"""

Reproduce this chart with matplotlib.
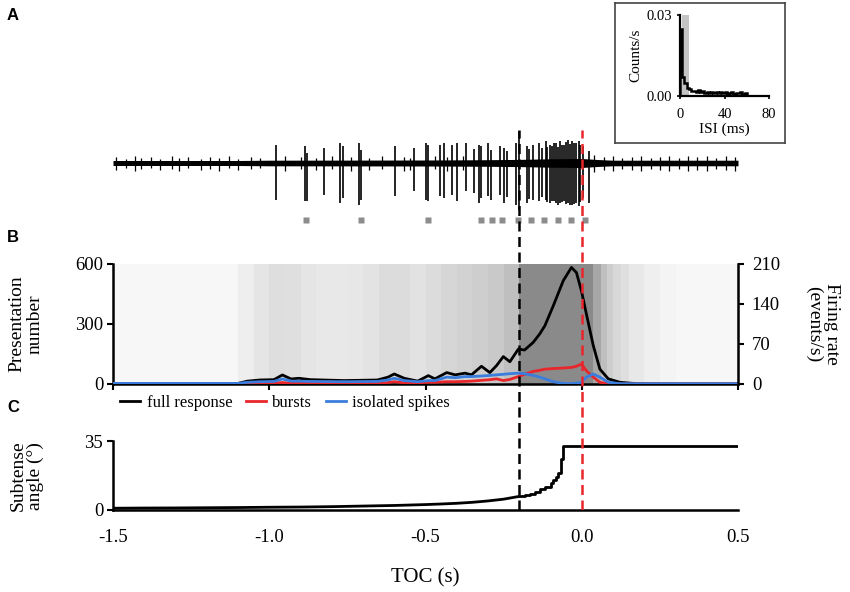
import matplotlib
matplotlib.use("Agg")
import matplotlib.pyplot as plt
from matplotlib.colors import LinearSegmentedColormap
from matplotlib.lines import Line2D
import numpy as np

plt.rcParams['font.family'] = ['Liberation Serif', 'DejaVu Serif']

# ---------------- data ----------------
# Panel A: spike trace (time s, amplitude relative to baseline, arbitrary units)
spike_t = [-0.977, -0.887, -0.880, -0.825, -0.774, -0.765, -0.712, -0.705, -0.599,
           -0.537, -0.500, -0.493, -0.454, -0.440, -0.414, -0.398, -0.372, -0.345,
           -0.328, -0.321, -0.301, -0.292, -0.262, -0.248, -0.240, -0.209, -0.202,
           -0.175, -0.168, -0.156, -0.136, -0.128, -0.116, -0.110, -0.103, -0.095,
           -0.088, -0.083, -0.077, -0.070, -0.064, -0.056, -0.050, -0.043, -0.037,
           -0.030, -0.024, -0.017, -0.010, -0.005, 0.003, 0.023]
spike_up = [18, 17, 10, 15, 20, 17, 20, 13, 17, 15, 20, 18, 18, 20, 18, 20, 20, 14,
            18, 17, 20, 13, 17, 15, 12, 20, 32, 17, 14, 18, 20, 15, 22, 16, 18, 17,
            20, 20, 16, 22, 18, 18, 21, 23, 19, 22, 20, 20, 22, 18, 17, 12]
spike_dn = [-37, -38, -38, -32, -40, -35, -42, -37, -33, -28, -37, -38, -33, -35, -32,
            -38, -28, -30, -40, -35, -33, -37, -32, -40, -34, -42, -47, -40, -36, -37,
            -38, -34, -37, -39, -40, -38, -38, -40, -42, -40, -39, -38, -41, -40, -42,
            -42, -41, -40, -43, -39, -35, -40]
small_t = [-1.49, -1.46, -1.43, -1.41, -1.38, -1.35, -1.31, -1.29, -1.26, -1.22, -1.19,
           -1.16, -1.13, -1.10, -1.06, -1.03, -0.95, -0.90, -0.85, -0.80, -0.74, -0.68,
           -0.64, -0.57, -0.55, -0.47, -0.43, -0.38, 0.04, 0.07, 0.10, 0.13, 0.16, 0.19,
           0.22, 0.25, 0.28, 0.31, 0.34, 0.37, 0.40, 0.43, 0.46, 0.49]
small_up = [6, 4, 7, 5, 6, 4, 7, 5, 6, 4, 6, 5, 7, 4, 6, 5, 7, 6, 5, 7, 6, 5, 7, 6, 5,
            7, 6, 7, 8, 6, 7, 5, 6, 7, 5, 6, 7, 5, 7, 6, 7, 5, 7, 6]
small_dn = [-7, -5, -8, -6, -5, -7, -6, -8, -5, -7, -6, -8, -5, -7, -6, -5, -8, -6, -7,
            -6, -8, -7, -6, -8, -7, -6, -8, -7, -9, -7, -8, -6, -7, -8, -6, -7, -8, -6,
            -8, -7, -8, -6, -7, -8]
noise_t = [-1.5, -1.1, -1.0, -0.5, -0.3, -0.2, -0.1, 0.0, 0.05, 0.1, 0.5]
noise_amp = [2.5, 2.5, 2.8, 3, 3.3, 3.6, 4.2, 4.5, 3.5, 2.8, 2.8]
burst_t = [-0.881, -0.705, -0.493, -0.324, -0.288, -0.255, -0.205, -0.162,
           -0.122, -0.076, -0.036, 0.010]

# Inset: ISI histogram
isi_edges = [0, 2, 4, 6, 8, 10, 12, 14, 16, 18, 20, 22, 24, 26, 28, 30, 32, 34, 36, 38,
             40, 42, 44, 46, 48, 50, 52, 54, 56, 58, 60, 80]
isi_counts = [0.025, 0.007, 0.005, 0.003, 0.0025, 0.002, 0.0018, 0.0015, 0.0022,
              0.0015, 0.0018, 0.0012, 0.0015, 0.0012, 0.0016, 0.001, 0.0015, 0.0012,
              0.0016, 0.001, 0.0013, 0.0009, 0.0011, 0.0016, 0.0008, 0.0012, 0.001,
              0.0013, 0.0009, 0.0011, 0.0]
isi_burst_window = [1.5, 8.4]

# Panel B: raster density (fraction of area covered by spike dots)
raster_edges = [-1.5, -1.1, -1.05, -1.0, -0.95, -0.9, -0.85, -0.8, -0.75, -0.7, -0.65,
                -0.6, -0.55, -0.5, -0.45, -0.4, -0.35, -0.3, -0.25, -0.2, 0.035, 0.06,
                0.08, 0.1, 0.125, 0.15, 0.2, 0.25, 0.3, 0.5]
raster_density = [0.07, 0.15, 0.22, 0.28, 0.27, 0.22, 0.2, 0.2, 0.21, 0.24, 0.3, 0.3,
                  0.25, 0.3, 0.35, 0.38, 0.42, 0.46, 0.55, 1.0, 0.75, 0.55, 0.42, 0.33,
                  0.27, 0.2, 0.14, 0.1, 0.07]

# Panel B: firing rates (events/s)
rate_t = [-1.5, -1.1, -1.07, -1.03, -0.985, -0.958, -0.93, -0.905, -0.868, -0.76,
          -0.654, -0.62, -0.6, -0.568, -0.525, -0.491, -0.47, -0.432, -0.405, -0.373,
          -0.353, -0.321, -0.294, -0.273, -0.251, -0.23, -0.203, -0.183, -0.155,
          -0.134, -0.118, -0.091, -0.059, -0.033, -0.017, -0.001, 0.015, 0.037, 0.058,
          0.085, 0.122, 0.175, 0.25, 0.5]
rate_full = [1, 1, 5, 7, 7.6, 15.8, 8.8, 10, 7.6, 6, 7, 12, 17.5, 10, 5, 14.6, 9, 20,
             16, 19, 16, 31, 20, 32, 48, 39, 61, 59.5, 73, 88, 102, 137, 181, 204, 195,
             163, 122, 67, 26, 9, 3, 0.6, 0.3, 0.3]
rate_burst = [0, 0, 1, 1.5, 1.5, 2.5, 1.5, 1.5, 1.5, 1.5, 1.5, 2.5, 4, 2, 2, 3, 3, 4,
              4, 4.5, 5, 6.4, 7.5, 9, 6, 8, 13, 17, 22, 24, 26, 27, 28, 29, 31, 35, 23,
              12, 3, 0.5, 0, 0, 0, 0]
rate_iso = [1, 1, 3, 4, 4.5, 8.8, 5, 5, 4.5, 4, 4.5, 7, 10, 6, 4, 6, 6, 12, 11, 13, 13,
            14, 15, 16, 17, 18, 19, 18, 15, 12, 9, 4, 1, 0.6, 1.5, 3, 12, 17.5, 12, 3,
            0.6, 0.5, 0.5, 0.5]

# Panel C: subtense angle (deg); smooth part, then frame-stepped part
angle_t = [-1.5, -1.4, -1.3, -1.2, -1.1, -1.0, -0.9, -0.8, -0.7, -0.6, -0.5, -0.45,
           -0.4, -0.35, -0.3, -0.25, -0.2]
angle_deg = [0.9, 1.0, 1.05, 1.15, 1.25, 1.4, 1.5, 1.7, 2.0, 2.3, 2.75, 3.05, 3.4, 3.9,
             4.6, 5.5, 6.9]
step_t = [-0.2, -0.183, -0.167, -0.15, -0.133, -0.117, -0.1, -0.092, -0.083, -0.075,
          -0.067, -0.06, 0.5]
step_deg = [6.9, 7.5, 8.3, 9.2, 10.4, 11.9, 13.7, 15.0, 16.6, 18.6, 25.9, 32.4, 32.4]

time_ticks = [-1.5, -1.0, -0.5, 0.0, 0.5]
time_labels = ['-1.5', '-1.0', '-0.5', '0.0', '0.5']

# ---------------- layout ----------------
W, H = 850, 592
fig = plt.figure(figsize=(W / 100, H / 100), dpi=100)


def box(x0, y0, x1, y1):
    return [x0 / W, 1 - y1 / H, (x1 - x0) / W, (y1 - y0) / H]


RED = '#E8262B'
BLUE = '#3B7DDD'
TICKFS = 13.5
XL = (-1.5, 0.5)

# Panel A trace
ax_a = fig.add_axes(box(113, 120, 738, 240))
ax_a.set_xlim(*XL)
ax_a.set_ylim(-77, 43)
ax_a.set_axis_off()
ax_a.fill_between(noise_t, [-a for a in noise_amp], noise_amp, color='black', lw=0)
ax_a.vlines(small_t, small_dn, small_up, color='black', lw=0.9)
ax_a.vlines(spike_t, spike_dn, spike_up, color='black', lw=1.2)
ax_a.plot(burst_t, [-57] * len(burst_t), 's', color='#8c8c8c', ms=4.3, mec='none')

# Inset
ax_box = fig.add_axes(box(615, 3, 785, 143))
ax_box.set_xticks([])
ax_box.set_yticks([])
for s in ax_box.spines.values():
    s.set_color('#444444')
    s.set_linewidth(1.2)

ax_in = fig.add_axes(box(680, 15, 769, 96))
ax_in.patch.set_visible(False)
ax_in.axvspan(isi_burst_window[0], isi_burst_window[1], ymax=1, color='#c4c4c4', lw=0)
ax_in.stairs(isi_counts, isi_edges, color='black', lw=1.8, baseline=0)
ax_in.set_xlim(0, 80)
ax_in.set_ylim(0, 0.03)
ax_in.set_xticks([0, 40, 80])
ax_in.set_xticklabels(['0', '40', '80'], fontsize=10.5)
ax_in.set_yticks([0, 0.03])
ax_in.set_yticklabels(['0.00', '0.03'], fontsize=10.5)
ax_in.spines['top'].set_visible(False)
ax_in.spines['right'].set_visible(False)
for s in ('left', 'bottom'):
    ax_in.spines[s].set_linewidth(1.6)
ax_in.tick_params(axis='y', length=2.5, width=1.2, pad=3)
ax_in.tick_params(axis='x', length=2.5, width=1.2, pad=6)
ax_in.set_xlabel('ISI (ms)', fontsize=11, labelpad=1)
ax_in.set_ylabel('Counts/s', fontsize=11, labelpad=3)

# Panel B
ax_b = fig.add_axes(box(113, 264, 738, 384))
cmap = LinearSegmentedColormap.from_list('rast', ['#ffffff', '#8a8a8a'])
ax_b.pcolormesh(raster_edges, [0, 600], np.array([raster_density]), cmap=cmap,
                vmin=0, vmax=1, shading='flat')
ax_b.set_xlim(*XL)
ax_b.set_ylim(0, 600)
ax_b.set_yticks([0, 300, 600])
ax_b.set_yticklabels(['0', '300', '600'], fontsize=TICKFS)
ax_b.set_xticks(time_ticks)
ax_b.set_xticklabels([])
ax_b.spines['top'].set_visible(False)
ax_b.spines['right'].set_visible(False)
for s in ('left', 'bottom'):
    ax_b.spines[s].set_linewidth(1.8)
ax_b.tick_params(length=4, width=1.5, pad=3)

ax_b2 = ax_b.twinx()
ax_b2.plot(rate_t, rate_full, color='black', lw=2)
ax_b2.plot(rate_t, rate_burst, color=RED, lw=2)
ax_b2.plot(rate_t, rate_iso, color=BLUE, lw=2)
ax_b2.set_xlim(*XL)
ax_b2.set_ylim(0, 210)
ax_b2.set_yticks([0, 70, 140, 210])
ax_b2.set_yticklabels(['0', '70', '140', '210'], fontsize=TICKFS)
for s in ('top', 'left', 'bottom'):
    ax_b2.spines[s].set_visible(False)
ax_b2.spines['right'].set_linewidth(1.8)
ax_b2.tick_params(length=4, width=1.5, pad=6)

# Legend
handles = [Line2D([], [], color='black', lw=2),
           Line2D([], [], color=RED, lw=2),
           Line2D([], [], color=BLUE, lw=2)]
fig.legend(handles, ['full response', 'bursts', 'isolated spikes'],
           loc='center left', bbox_to_anchor=(120 / W, 1 - 403 / H), ncol=3,
           frameon=False, fontsize=12, handlelength=1.2, handletextpad=0.4,
           columnspacing=0.8, borderaxespad=0, borderpad=0)

# Panel C
ax_c = fig.add_axes(box(113, 441, 738, 510))
ax_c.plot(angle_t, angle_deg, color='black', lw=2, solid_capstyle='butt')
ax_c.plot(step_t, step_deg, color='black', lw=2, drawstyle='steps-post')
ax_c.set_xlim(*XL)
ax_c.set_ylim(0, 35)
ax_c.set_yticks([0, 35])
ax_c.set_yticklabels(['0', '35'], fontsize=TICKFS)
ax_c.set_xticks(time_ticks)
ax_c.set_xticklabels(time_labels, fontsize=TICKFS)
ax_c.spines['top'].set_visible(False)
ax_c.spines['right'].set_visible(False)
for s in ('left', 'bottom'):
    ax_c.spines[s].set_linewidth(1.8)
ax_c.tick_params(axis='y', length=4, width=1.5, pad=3)
ax_c.tick_params(axis='x', length=0, width=1.5, pad=14)

# Dashed reference lines across panels
ax_o = fig.add_axes(box(113, 130, 738, 510))
ax_o.set_xlim(*XL)
ax_o.set_ylim(0, 1)
ax_o.set_axis_off()
ax_o.plot([-0.2, -0.2], [0, 1], color='black', lw=1.8, ls=(0, (4, 2.2)))
ax_o.plot([0.0, 0.0], [0, 1], color=RED, lw=1.8, ls=(0, (4, 2.2)))

# Labels
fig.text(26 / W, 1 - 324 / H, 'Presentation\nnumber', rotation=90, ha='center',
         va='center', fontsize=14, linespacing=1.05, multialignment='center')
fig.text(823 / W, 1 - 324 / H, 'Firing rate\n(events/s)', rotation=270, ha='center',
         va='center', fontsize=14, linespacing=1.05, multialignment='center')
fig.text(27 / W, 1 - 476 / H, 'Subtense\nangle (°)', rotation=90, ha='center',
         va='center', fontsize=14, linespacing=1.05, multialignment='center')
fig.text(425 / W, 1 - 578 / H, 'TOC (s)', ha='center', va='center', fontsize=15)

for lbl, (x, y) in zip(['A', 'B', 'C'], [(13, 16), (13, 238), (13, 407)]):
    fig.text(x / W, 1 - y / H, lbl, ha='center', va='center', fontsize=12,
             fontweight='bold', family=['Liberation Sans', 'DejaVu Sans'])

fig.savefig('out.png', dpi=100)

"""

◆ **TASK INSTRUCTIONS**
Show every line above in which the word "matplotlib" occurs.

◆ **CORRECT ANSWER**
Reproduce this chart with matplotlib.
import matplotlib
matplotlib.use("Agg")
import matplotlib.pyplot as plt
from matplotlib.colors import LinearSegmentedColormap
from matplotlib.lines import Line2D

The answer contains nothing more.